■ Stated task
Reproduce the listing below exactly, minus its pictures.

■ Data

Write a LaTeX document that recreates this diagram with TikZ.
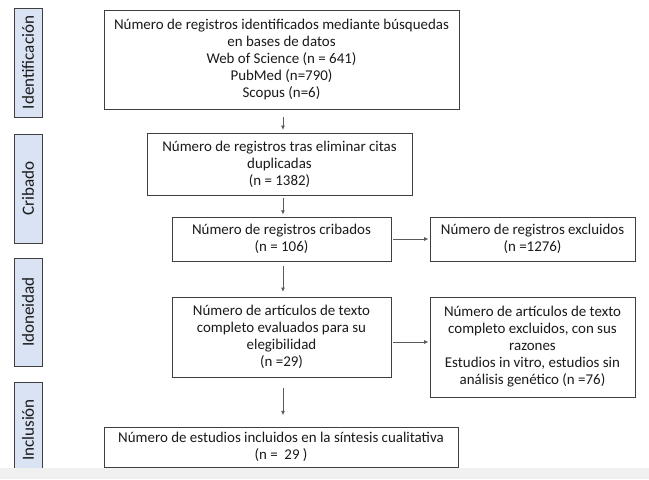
\documentclass[tikz,border=0pt]{standalone}
\usepackage{fontspec}
\setmainfont{Carlito}
\usetikzlibrary{arrows.meta,calc}
\definecolor{edgec}{HTML}{3F3F3F}
\definecolor{labc}{HTML}{DAE3F3}
\definecolor{arrc}{HTML}{5A5A5A}
\definecolor{txtc}{HTML}{1A1A1A}
\definecolor{stripc}{HTML}{F0F0F0}
\begin{document}
\begin{tikzpicture}[x=0.75pt,y=-0.75pt,
  mainbox/.style={draw=edgec, line width=0.7pt, fill=white, inner sep=0pt, align=center,
    text=txtc, font=\fontsize{11.2}{12.75}\selectfont},
  sidebox/.style={draw=edgec, line width=0.7pt, fill=labc, inner sep=0pt,
    minimum height={28*0.75pt}, text=txtc, font=\fontsize{12.8}{14}\selectfont, rotate=90},
  arr/.style={draw=arrc, line width=0.6pt, -{Latex[length=3.2pt,width=3pt]}}]
\useasboundingbox (0,0) rectangle (649,479);
\fill[white] (0,0) rectangle (649,479);
% side labels
\node[sidebox, minimum width={109*0.75pt}] (l1) at (28,62.5) {Identificación};
\node[sidebox, minimum width={109*0.75pt}] (l2) at (28,188.5) {Cribado};
\node[sidebox, minimum width={108*0.75pt}] (l3) at (28,312) {Idoneidad};
\node[sidebox, minimum width={96*0.75pt}] (l4) at (28,430) {Inclusión};
% main boxes
\node[mainbox, minimum width={355*0.75pt}, minimum height={99*0.75pt}] (b1) at (281.5,59.5)
  {Número de registros identificados mediante búsquedas\\en bases de datos\\Web of Science (n = 641)\\PubMed (n=790)\\Scopus (n=6)};
\node[mainbox, minimum width={265*0.75pt}, minimum height={62*0.75pt}] (b2) at (279.5,164)
  {Número de registros tras eliminar citas\\duplicadas\\(n = 1382)};
\node[mainbox, minimum width={219*0.75pt}, minimum height={44*0.75pt}] (b3) at (281.5,239)
  {Número de registros cribados\\(n = 106)};
\node[mainbox, minimum width={219*0.75pt}, minimum height={80*0.75pt}] (b4) at (281.5,337)
  {Número de artículos de texto\\completo evaluados para su\\elegibilidad\\(n =29)};
\node[mainbox, minimum width={354*0.75pt}, minimum height={40*0.75pt}] (b5) at (281,447)
  {Número de estudios incluidos en la síntesis cualitativa\\(n =~ 29 )};
\node[mainbox, minimum width={205*0.75pt}, minimum height={44*0.75pt}] (r1) at (532.5,239)
  {Número de registros excluidos\\(n =1276)};
\node[mainbox, minimum width={205*0.75pt}, minimum height={100*0.75pt}] (r2) at (532.5,347)
  {Número de artículos de texto\\completo excluidos, con sus\\razones\\Estudios in vitro, estudios sin\\análisis genético (n =76)};
% arrows
\draw[arr, shorten <=6pt, shorten >=2pt] ([xshift=1.1pt]b1.south) -- ([xshift=1.1pt]b1.south |- b2.north);
\draw[arr, shorten <=2.2pt, shorten >=1.5pt] ([xshift=1.1pt]b3.north |- b2.south) -- ([xshift=1.1pt]b3.north);
\draw[arr, shorten <=3.7pt, shorten >=3.5pt] ([xshift=1.1pt]b3.south) -- ([xshift=1.1pt]b4.north);
\draw[arr, shorten <=8pt, shorten >=8.5pt] ([xshift=1.1pt]b4.south) -- ([xshift=1.1pt]b4.south |- b5.north);
\draw[arr, shorten <=1.5pt, shorten >=0.8pt] (b3.east) -- (b3.east -| r1.west);
\draw[arr, shorten <=1.5pt, shorten >=0.8pt] ([yshift=-3.75pt]b4.east) -- ([yshift=-3.75pt]b4.east -| r2.west);
% bottom strip
\fill[stripc] (0,468) rectangle (649,479);
\end{tikzpicture}
\end{document}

■ Task result
Write a LaTeX document that recreates this diagram with TikZ.
\documentclass[tikz,border=0pt]{standalone}
\usepackage{fontspec}
\setmainfont{Carlito}
\usetikzlibrary{arrows.meta,calc}
\definecolor{edgec}{HTML}{3F3F3F}
\definecolor{labc}{HTML}{DAE3F3}
\definecolor{arrc}{HTML}{5A5A5A}
\definecolor{txtc}{HTML}{1A1A1A}
\definecolor{stripc}{HTML}{F0F0F0}
\begin{document}
\begin{tikzpicture}[x=0.75pt,y=-0.75pt,
  mainbox/.style={draw=edgec, line width=0.7pt, fill=white, inner sep=0pt, align=center,
    text=txtc, font=\fontsize{11.2}{12.75}\selectfont},
  sidebox/.style={draw=edgec, line width=0.7pt, fill=labc, inner sep=0pt,
    minimum height={28*0.75pt}, text=txtc, font=\fontsize{12.8}{14}\selectfont, rotate=90},
  arr/.style={draw=arrc, line width=0.6pt, -{Latex[length=3.2pt,width=3pt]}}]
\useasboundingbox (0,0) rectangle (649,479);
\fill[white] (0,0) rectangle (649,479);
% side labels
\node[sidebox, minimum width={109*0.75pt}] (l1) at (28,62.5) {Identificación};
\node[sidebox, minimum width={109*0.75pt}] (l2) at (28,188.5) {Cribado};
\node[sidebox, minimum width={108*0.75pt}] (l3) at (28,312) {Idoneidad};
\node[sidebox, minimum width={96*0.75pt}] (l4) at (28,430) {Inclusión};
% main boxes
\node[mainbox, minimum width={355*0.75pt}, minimum height={99*0.75pt}] (b1) at (281.5,59.5)
  {Número de registros identificados mediante búsquedas\\en bases de datos\\Web of Science (n = 641)\\PubMed (n=790)\\Scopus (n=6)};
\node[mainbox, minimum width={265*0.75pt}, minimum height={62*0.75pt}] (b2) at (279.5,164)
  {Número de registros tras eliminar citas\\duplicadas\\(n = 1382)};
\node[mainbox, minimum width={219*0.75pt}, minimum height={44*0.75pt}] (b3) at (281.5,239)
  {Número de registros cribados\\(n = 106)};
\node[mainbox, minimum width={219*0.75pt}, minimum height={80*0.75pt}] (b4) at (281.5,337)
  {Número de artículos de texto\\completo evaluados para su\\elegibilidad\\(n =29)};
\node[mainbox, minimum width={354*0.75pt}, minimum height={40*0.75pt}] (b5) at (281,447)
  {Número de estudios incluidos en la síntesis cualitativa\\(n =~ 29 )};
\node[mainbox, minimum width={205*0.75pt}, minimum height={44*0.75pt}] (r1) at (532.5,239)
  {Número de registros excluidos\\(n =1276)};
\node[mainbox, minimum width={205*0.75pt}, minimum height={100*0.75pt}] (r2) at (532.5,347)
  {Número de artículos de texto\\completo excluidos, con sus\\razones\\Estudios in vitro, estudios sin\\análisis genético (n =76)};
% arrows
\draw[arr, shorten <=6pt, shorten >=2pt] ([xshift=1.1pt]b1.south) -- ([xshift=1.1pt]b1.south |- b2.north);
\draw[arr, shorten <=2.2pt, shorten >=1.5pt] ([xshift=1.1pt]b3.north |- b2.south) -- ([xshift=1.1pt]b3.north);
\draw[arr, shorten <=3.7pt, shorten >=3.5pt] ([xshift=1.1pt]b3.south) -- ([xshift=1.1pt]b4.north);
\draw[arr, shorten <=8pt, shorten >=8.5pt] ([xshift=1.1pt]b4.south) -- ([xshift=1.1pt]b4.south |- b5.north);
\draw[arr, shorten <=1.5pt, shorten >=0.8pt] (b3.east) -- (b3.east -| r1.west);
\draw[arr, shorten <=1.5pt, shorten >=0.8pt] ([yshift=-3.75pt]b4.east) -- ([yshift=-3.75pt]b4.east -| r2.west);
% bottom strip
\fill[stripc] (0,468) rectangle (649,479);
\end{tikzpicture}
\end{document}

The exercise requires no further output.